41

"Ey hapishane arkadaşlarım, biriniz efendisine şarab İçirecek, diğeri ise, asılıp tepesinden kuşlar yiyecek, işte hakkında fetva istemekte olduğunuz mesele (böylece) olup bitmiştir".

Bil ki Yûsuf (aleyhisselâm), tevhid ve nübüvveti İyice izah edince, o iki şahsın sorusunu cevaplamaya başladı. Bu ayetin manası açıktır. Çünkü saki (şarap sunucusu) rüyasını ona anlatınca, -ki biz onun bu rüyayı ona nasıl anlattığını daha önce söylemiştik- Hazret-i Yûsuf (aleyhisselâm) ona: "Ne güzel rüya görmüşsün! O hurmanın güzelliği, senin halinin güzelliğini gösterir. O üç dal ise, sona erdiğinde, kralın sana teveccüh edeceği (seni bağışlayacağı) ve seni eski işine döndüreceği, böylece de daha evvel olduğun hal üzere, belki daha da iyi hal üzere olacağın üç gündür" dedi.

Ekmekçiye de, o rüyasını anlatınca şöyle dedi: "Ne kötü rüya görmüşsün! O üç sepet, sona erdiğinde kralın sana yönelip, seni çarmıha gereceği ve başından kuşların yiyeceği üç gündür" demiştir. Hem sonra, onların ikisinin: "Biz hiçbir rüya görmemiştik" dedikleri nakledilmiştir. Bunun üzerine, Hazret-i Yûsuf, "işte hakkında fetva istemekte olduğunuz mesele (böylece) olup bitmiştir" demiştir.

Alimler o iki şahsın, "Biz hiçbir rüya görmemiştik" demelerinin sebebi hususunda ihtilaf etmişlerdir. Bu cümleden olarak, onların hiçbir rüya görmemiş oldukları halde, Hazret-i Yûsuf'u rüya tabiri (yorumu) hususunda denemek için böyle söyledikleri ileri sürüldüğü gibi, Hazret-i Yûsuf'un bu yorumunu beğenmedikleri için böyle dedikleri de ileri sürülmüştür. Buna göre eğer Hazret-i Yûsuf, verdiği o cevabı, Allah tarafından gelen vahye dayanarak mı, rüya tabiri ilmine dayanarak mı vermiştir? Birinci ihtimal, söz konusu olamaz. Çünkü İbn Abbas (radıyallahü anh)'dan rivayet edildiğine göre, Hazret-i Yûsuf (aleyhisselâm) bunu rüya tabiri yolu ile söylemiştir. Hem sonra Cenâb-ı Hak da, "Bu ikisinden kurtulacağını bildiği (zannettiği) kimseye Yusuf dedi ki" (Yûsuf, 42) buyurmuştur.

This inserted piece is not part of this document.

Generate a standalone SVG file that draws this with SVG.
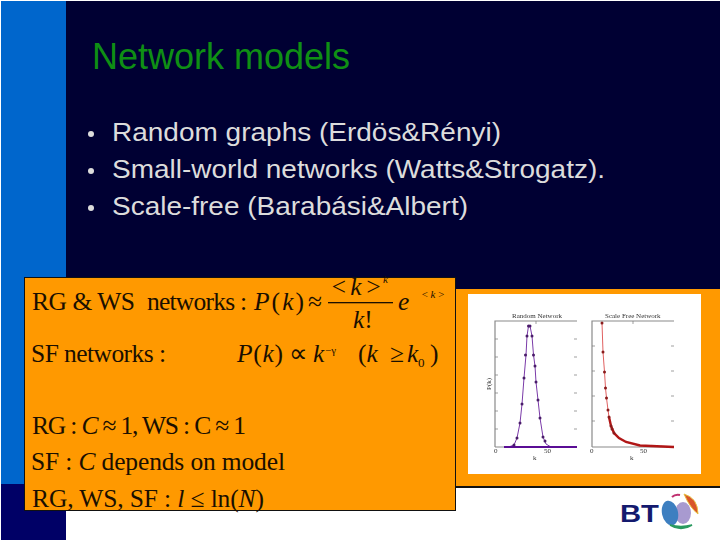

Binâenaleyh eğer bu açıklama, vahye dayanmış olsaydı, vahiyden elde edilen bilgi, zan ve tahmin değil, katî ve yakînî bilgi olmuş olurdu.

İkinci ihtimal de olamaz. Çünkü rüya tabiri ilmi, zanna ve tahmine dayanır? denilirse, şöyle cevap verilir: O ikisi, Hazret-i Yûsuf (aleyhisselâm)'a ister rüyaları hususunda doğru söylemiş, ister yalan söylemiş olsunlar, rüyalarının yorumunu isteyince, Allahü teâlâ, Hazret-i Yûsuf (aleyhisselâm)'a, onlardan herbirinin akıbetinin, işte böyle olacağını vahyetmiştir. Onlar sorarken, gaybı bildiren vahiy inince, insanlar, Hazret-i Yûsuf'un bunu rüya tabiri yolu ile söylediğini zannetmişlerdir. Hazret-i Yûsuf'un bu cevabı rüya tabiri ilmine dayanarak vermiş olduğu da söylenebilir. Hazret-i Yûsuf (aleyhisselâm), "İşte hakkında fetva istemekte olduğunuz mesele (böylece) olup bitmiştir" beyanı ile, bahsettiği şeyin mutlaka olacağını kastetmemiştir. Aksine bununla, onların sorduğu rüyanın tabirinin şöyle olduğunu söylemek istemiştir.